Pense hoje em Ronaldinho: o drible do elástico – em que começa a levar a bola para um lado, com a parte de fora do pé, e, no meio do caminho, a puxa para o outro. De onde o gaúcho o tirou? De Roberto Rivellino, certo? Nada. A patente é de Sérgio Echigo, um nisei, filho de imigrantes japoneses, que jogou no Corinthians na década de 60. “Num treino dos aspirantes, ele dominou uma bola na lateral e fez aquilo. Jogou o Eduardo, um zagueiro nosso, quase para fora do campo”, recontava Rivellino anos depois. “Olhei para ele assustado: ‘Japonês, o que é isso que você fez?!’ E ele, então, me ensinou. A única coisa que o Echigo diz é que o elástico quem inventou foi ele, mas eu que aperfeiçoei”, brinca o campeão mundial da Copa do Mundo da FIFA de 1970 com o Brasil.
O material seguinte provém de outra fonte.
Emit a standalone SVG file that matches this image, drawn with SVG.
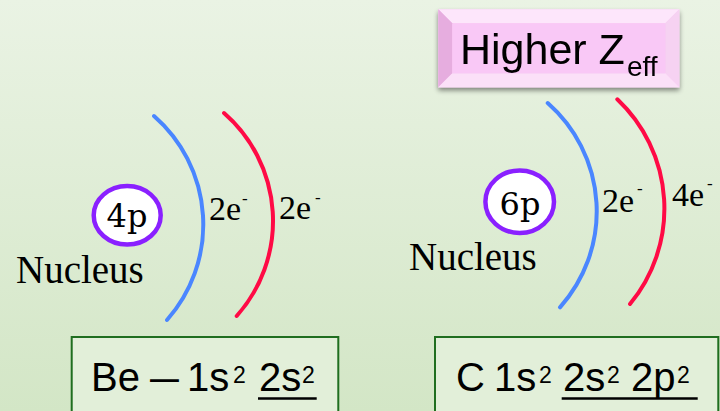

E vice-versaE, se no futebol, afinal, a imigração japonesa podia acabar resultando em drible novo, a via contrária, a emigração brasileira para o país asiático, também não precisaria se limitar à exportação de talento e criatividade. Quer dizer, claro que em 1991, quando o Kashima Antlers escolheu Zico para ser seu grande embaixador – seu e de toda a incipiente J.League –, a principal razão para isso era o fato de que o brasileiro jogava muita bola. Mas também aí os dois lados se sentiram tão à vontade que a contribuição acabou se estendendo. Se hoje o brasileiro tem duas estátuas e um minimuseu seus em Kashima, é também por sua ajuda naquilo por que o Japão mais é conhecido: rigor e organização.
“Eu sabia que eles queriam que eu jogasse, mas não sabia se podia. Deixei claro que, aos 38 anos, estava parando e tinha intenções de fazer mais. O pensamento era o de dar uma contribuição na transformação do futebol amador para o profissional e, em função de o meu próprio temperamento ir ao encontro da cultura japonesa – de disciplina, superação, determinação – as portas foram se abrindo e conseguimos desenvolver muito todo o futebol do país”, conta Zico ao FIFA.com. “No final, só me tornei técnico da seleção japonesa (em 2002, até 2006) por eles; pelo povo. Os japoneses foram sempre tão gratos a mim que não podia negar. Passei a viver experiências do dia a dia - fora do campo, da cultura mesmo – que me deixaram numa situação muito confortável no país. Foi a melhor experiência possível para começar minha carreira de treinador.”